Oman walks domestic and regional tightrope

Published in MEED, 21 March 2018

Rare public protests broke out in the capital Muscat and a number of other towns and cities, including Salalah and Sur, in late January, as young Omanis expressed their frustration with the difficulty of finding a job. Unemployment continues to be one of the country’s greatest economic challenges, and one of its biggest political headaches too.

The government does not have the resources to be able to offer public sector jobs for everyone that emerges from school or university these days, but the private sector has proven unwilling or unable to pick up the slack. The authorities have been trying to force the pace, responding to the latest protests by placing a six-month ban on local companies employing any more expatriate staff in several hundred different jobs categories.

However, it has tried similar moves in the past without notable success, so there are limited expectations as to the impact the latest measures will have. There have also already been some negative consequences, with local media reporting that landlords are complaining that falling rental prices are due – in part at least – to the lower number of expats coming into the country.

One area that has seen some progress over recent months is Oman’s regional trade relations. Since the introduction by Bahrain, Egypt, Saudi Arabia and the UAE of an embargo on transport and trade with Qatar in June last year, Doha has increased its trade and investment in the sultanate, where it continues to receive a warm welcome. While noting that “people generally are concerned about what is happening in the region,” one local businessman in Muscat says: “It is encouraging that Qatari investors see Oman as a second regional hub. The situation has opened up opportunities for Omanis, with the possibility of more trade between Qatar and Oman than before.”

The ability of Oman to exploit the opportunities thrown up by the Qatar crisis, while still maintaining friendly relations with Riyadh, Abu Dhabi and others, is directly tied to Sultan Qaboos bin Said al-Said’s ability to tread an independent path – something he has consistently done since coming to power in 1970 after ousting his father. This ability to maintain friendly relations with all of its neighbours to everyone’s mutual benefit is a rare talent in the region, and one that has stood the country in good stead.

“Oman’s approach to external affairs hasn’t changed,” says one long-term expat in Muscat. “They remain open and friendly with all neighbouring countries and all countries generally. Their approach has always been very diplomatic and helpful.”

Muscat has also been able to draw investment and interest from Iran. The Islamic republic has identified Oman’s Duqm port as a useful staging post for its international trade, and Tehran and Muscat are also continuing to pursue plans for a natural gas pipeline that will run from Iran to the sultanate, and from there on to India.
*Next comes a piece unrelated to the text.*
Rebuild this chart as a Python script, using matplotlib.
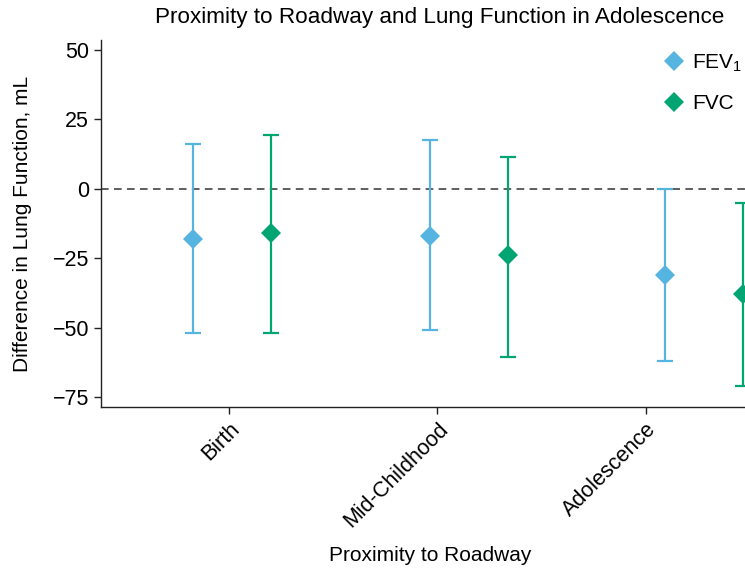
import matplotlib
matplotlib.use("Agg")
import matplotlib.pyplot as plt
import matplotlib.transforms as mtransforms
import numpy as np

plt.rcParams['font.family'] = ['Liberation Sans', 'DejaVu Sans']
plt.rcParams['mathtext.fontset'] = 'custom'
plt.rcParams['mathtext.rm'] = 'Liberation Sans'
plt.rcParams['mathtext.it'] = 'Liberation Sans'

# ---- data ----
categories = ["Birth", "Mid-Childhood", "Adolescence"]
fev_est = [-18, -17, -31]
fev_lo = [-52, -51, -62]
fev_hi = [16, 17.5, 0]
fvc_est = [-16, -24, -38]
fvc_lo = [-52, -60.5, -71]
fvc_hi = [19.5, 11.5, -5]
series_labels = ["FEV$_1$", "FVC"]
yticks = [50, 25, 0, -25, -50, -75]

# ---- layout ----
W, H = 745, 572
fig = plt.figure(figsize=(W / 100, H / 100), dpi=100)
ax = fig.add_axes([101 / W, 1 - 407 / H, 678 / W, 367 / H])

tick_pos = np.array([1.0, 2.0, 3.0])
group_pos = np.array([1.014, 2.151, 3.278])
dodge = 0.187

colors = ["#56B4E0", "#00A572"]
series = [(fev_est, fev_lo, fev_hi), (fvc_est, fvc_lo, fvc_hi)]
offsets = [-dodge, dodge]
handles = []
for (est, lo, hi), off, col, lab in zip(series, offsets, colors, series_labels):
    est = np.array(est, float)
    yerr = [est - np.array(lo), np.array(hi) - est]
    ax.errorbar(group_pos + off, est, yerr=yerr, fmt='none', ecolor=col,
                elinewidth=1.6, capsize=5.8, capthick=1.6, zorder=2)
    h, = ax.plot(group_pos + off, est, linestyle='none', marker='D',
                 markersize=10.5, color=col, markeredgewidth=0, zorder=3, label=lab)
    handles.append(h)

ax.axhline(0, color='#333333', linestyle=(0, (5, 3.5)), linewidth=1.1, zorder=1)

ax.set_xlim(0.386, 3.638)
ax.set_ylim(-78.6, 53.6)
ax.set_yticks(yticks)
ax.set_yticklabels([str(v).replace('-', '\u2212') for v in yticks])
ax.set_xticks(tick_pos)
ax.set_xticklabels(categories, rotation=45, ha='right', rotation_mode='anchor')

for s in ['top', 'right']:
    ax.spines[s].set_visible(False)
for s in ['left', 'bottom']:
    ax.spines[s].set_linewidth(1.0)
    ax.spines[s].set_color('#222222')
ax.tick_params(axis='both', labelsize=15.5, length=5, width=1.0, color='#222222')

ax.set_title("Proximity to Roadway and Lung Function in Adolescence", fontsize=16.2, pad=12)
ax.set_ylabel("Difference in Lung Function, mL", fontsize=15, labelpad=15)
ax.set_xlabel("Proximity to Roadway", fontsize=15)
pix = mtransforms.Affine2D().scale(1, -1).translate(0, H)
ax.xaxis.set_label_coords(430, 546, transform=pix)

leg = fig.legend(handles=handles, loc='upper left', bbox_to_anchor=(655 / W, 1 - 44 / H),
                 frameon=False, fontsize=15, handlelength=1.0, handletextpad=0.4,
                 labelspacing=1.0, borderaxespad=0.0, borderpad=0.4)

fig.savefig("out.png", dpi=100)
Muscat has also been showing a greater willingness to act as a mediator in the Yemen war of late. It has helped secure the release of many hostages over the past three years of fighting and, although Kuwait has been making the running in terms of regional diplomacy, Oman has also been willing to provide a useful neutral venue for those on both sides of the war.

In January, for example, senior Houthi negotiator Mohammed Abdel-Salam was reported to have accompanied US citizen Danny Lavon Burch to Muscat following his release by the rebel group. Abdel-Salam is said to have held talks with a number of Western diplomats while in the Omani capital. During the same month, Saudi Interior Minister Prince Abdelaziz bin Saud bin Naif al-Saud travelled to Oman, where he held talks with deputy prime minister Fahd bin Mahmoud al-Said among others.

There are questions as to how much longer Oman can remain above the regional fray though. Sultan Qaboos is 77 years old and has had extensive medical treatment over the past few years for what is reported to be cancer. His public appearances have become rare and there is plenty of speculation in Muscat about his health, and potential successors in what is a peculiarly opaque succession process.

Keen-eyed observers suggest that the most likely successor is one of a trio of the sultan’s second cousins. Of these, Assad bin Tariq bin Taimur is generally seen as the front-runner, ahead of his brothers Haytham and Shihab, although some also point to Assad’s son Taimur as another potential ruler.

The critical question for whoever does eventually take over is whether they will be able to maintain the course adopted by Qaboos over the past several decades. It will not be an easy task, but it may be critical for Oman and the wider region that they at least try. Along with Kuwait, Oman is one of the few countries seen as a reliable mediator by all the significant players – and that, given the extent of the political tensions in the Gulf these days, is an important position to hold.